Selon des avocats, des experts et des dirigeants politiques, le contenu de cette évaluation de 35 pages, jusqu’alors inconnue, pourrait influencer les futurs procès pour crimes de guerre intentés contre des responsables politiques de l’UE pour complicité dans l’agression israélienne contre la bande de Gaza.
L’évaluation a été rédigée par le représentant spécial de l’UE pour les droits de l’Homme, Olof Skoog, et envoyée aux ministres de l’UE avant une réunion du Conseil le 18 novembre, dans le cadre d’une proposition du chef de la politique étrangère de l’UE visant à suspendre le dialogue politique avec Israël. Cette proposition a été rejetée par le Conseil des ministres des Affaires étrangères des États membres de l’UE.
L’analyse de M. Skoog présente des preuves, provenant de sources des Nations unies, de crimes de guerre commis par Israël, le Hamas et le Hezbollah depuis le 7 octobre 2023, date à laquelle environ 1 200 personnes ont été tuées lors d’une attaque menée par le Hamas qui a déclenché l’agression israélienne sur la bande de Gaza. L’ONU estime qu’environ 45 000 personnes sont mortes à Gaza depuis lors, dont plus de la moitié sont des femmes et des enfants.
Bien que l’évaluation n’ait pas épargné le Hamas et le Hezbollah, la plupart des termes les plus forts ont été réservés aux forces de défense israéliennes.
« La guerre a des règles », indique le document. « Étant donné le nombre élevé de victimes civiles et de souffrances humaines, les allégations portent principalement sur la manière dont les responsables, y compris les Forces de défense israéliennes (FDI), n’ont apparemment pas fait la distinction entre les civils et les combattants et n’ont pas pris toutes les précautions possibles pour protéger les civils et les biens de caractère civil contre les effets des attaques, en violation des principes fondamentaux du droit international humanitaire. »

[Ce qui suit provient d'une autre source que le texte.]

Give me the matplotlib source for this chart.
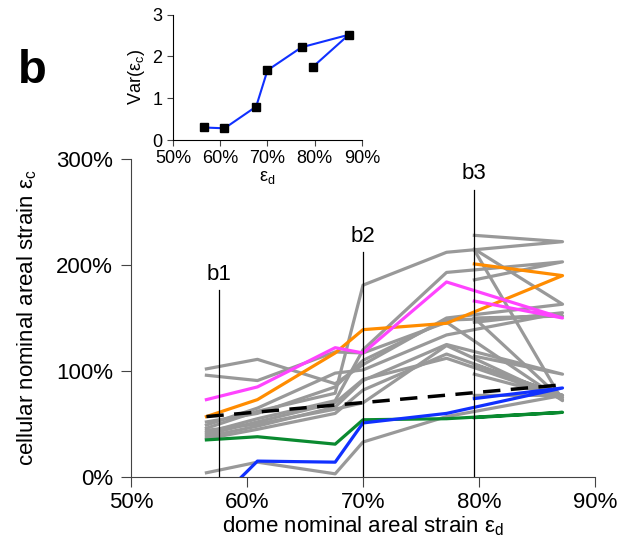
import numpy as np
import matplotlib
matplotlib.use('Agg')
import matplotlib.pyplot as plt

plt.rcParams['font.family'] = ['Liberation Sans', 'DejaVu Sans']
plt.rcParams['mathtext.default'] = 'regular'

# dome strain at each time point (in time order)
dome_strain = [56.5, 60.9, 67.6, 70.0, 77.2, 87.2, 79.6]

# cellular strain trajectories, % (nan = not tracked)
gray_cells = [
    [46, 62, 79, 181, 212, 222, 228],
    [42, 55, 72, 120, 193, 203, 186],
    [102, 111, 88, 106, 150, 163, 215],
    [96, 91, 118, 117, 146, 72, 214],
    [52, 60, 85, 110, 148, 152, 150],
    [49, 65, 98, 101, 134, 155, 146],
    [38, 48, 66, 91, 125, 97, 114],
    [36, 45, 60, 82, 116, 77, 106],
    [40, 52, 70, 92, 112, 75, 97],
    [4, 14, 3, 33, 57, 77, 77],
    [44, 50, 64, 70, 124, 73, 150],
]
orange_cell = [57, 73, 117, 139, 145, 190, 201]
pink_cell = [73, 85, 122, 117, 184, 150, 166]
green_cell = [35, 38, 31, 54, 55, 61, 56]
blue_cell = [-33, 15, 14, 51, 60, 84, 74]

fit_x = [56.5, 87.2]
fit_y = [57, 87]

marks = ['b1', 'b2', 'b3']
mark_x = [57.6, 70.0, 79.6]
mark_top = [176, 212, 271]

# variance of cellular strain
var_c = [0.30, 0.28, 0.80, 1.67, 2.22, 2.52, 1.75]

fig = plt.figure(figsize=(6.4, 5.51), dpi=100)
ax = fig.add_axes([0.2047, 0.1343, 0.725, 0.5771])

for ys in gray_cells:
    ax.plot(dome_strain, ys, color='#999999', lw=2.3, zorder=2)
ax.plot(dome_strain, orange_cell, color='#ff8c00', lw=2.3, zorder=3)
ax.plot(dome_strain, pink_cell, color='#ff44ff', lw=2.3, zorder=3)
ax.plot(dome_strain, green_cell, color='#0a8a30', lw=2.3, zorder=3)
ax.plot(dome_strain, blue_cell, color='#1030ff', lw=2.3, zorder=3)
ax.plot(fit_x, fit_y, color='black', lw=2.5, ls=(0, (5, 3)), zorder=4)

for name, mx, top in zip(marks, mark_x, mark_top):
    ax.plot([mx, mx], [0, top], color='black', lw=0.9, zorder=5)
    ax.annotate(name, (mx, top), xytext=(0, 4), textcoords='offset points',
                ha='center', va='bottom', fontsize=16)

ax.set_xlim(50, 90)
ax.set_ylim(0, 300)
ax.set_xticks([50, 60, 70, 80, 90])
ax.set_xticklabels(['50%', '60%', '70%', '80%', '90%'])
ax.set_yticks([0, 100, 200, 300])
ax.set_yticklabels(['0%', '100%', '200%', '300%'])
ax.tick_params(labelsize=16, length=7, color='#444444')
ax.tick_params(axis='y', pad=6)
for s in ['top', 'right']:
    ax.spines[s].set_visible(False)
for s in ['left', 'bottom']:
    ax.spines[s].set_color('#444444')
ax.set_xlabel('dome nominal areal strain ε$_d$', fontsize=16, labelpad=1)
ax.set_ylabel('cellular nominal areal strain ε$_c$', fontsize=16, labelpad=12)

# inset
ins = fig.add_axes([0.2703, 0.7459, 0.2953, 0.2274])
ins.plot(dome_strain, var_c, color='#1030ff', lw=1.5)
ins.plot(dome_strain, var_c, ls='none', marker='s', ms=6, color='black')
ins.set_xlim(50, 90)
ins.set_ylim(0, 3)
ins.set_xticks([50, 60, 70, 80, 90])
ins.set_xticklabels(['50%', '60%', '70%', '80%', '90%'])
ins.set_yticks([0, 1, 2, 3])
ins.tick_params(labelsize=13, length=4, color='#444444')
for s in ['top', 'right']:
    ins.spines[s].set_visible(False)
ins.set_xlabel('ε$_d$', fontsize=13, labelpad=1)
ins.set_ylabel('Var(ε$_c$)', fontsize=13, labelpad=4)

fig.text(0.028, 0.849, 'b', fontsize=34, fontweight='bold', va='baseline')

plt.savefig('out.png', dpi=100)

M. Skoog cite l’utilisation accrue d’un « langage déshumanisant » par les dirigeants politiques et militaires israéliens, ce qui peut « contribuer à prouver l’intention » de commettre un génocide.
« L’incitation à la discrimination, à l’hostilité ou à la violence, telle qu’elle est formulée dans les déclarations des responsables israéliens, constitue une violation grave du droit international relatif aux droits de l’Homme et peut être assimilée au crime international d’incitation au génocide », peut-on lire dans le document.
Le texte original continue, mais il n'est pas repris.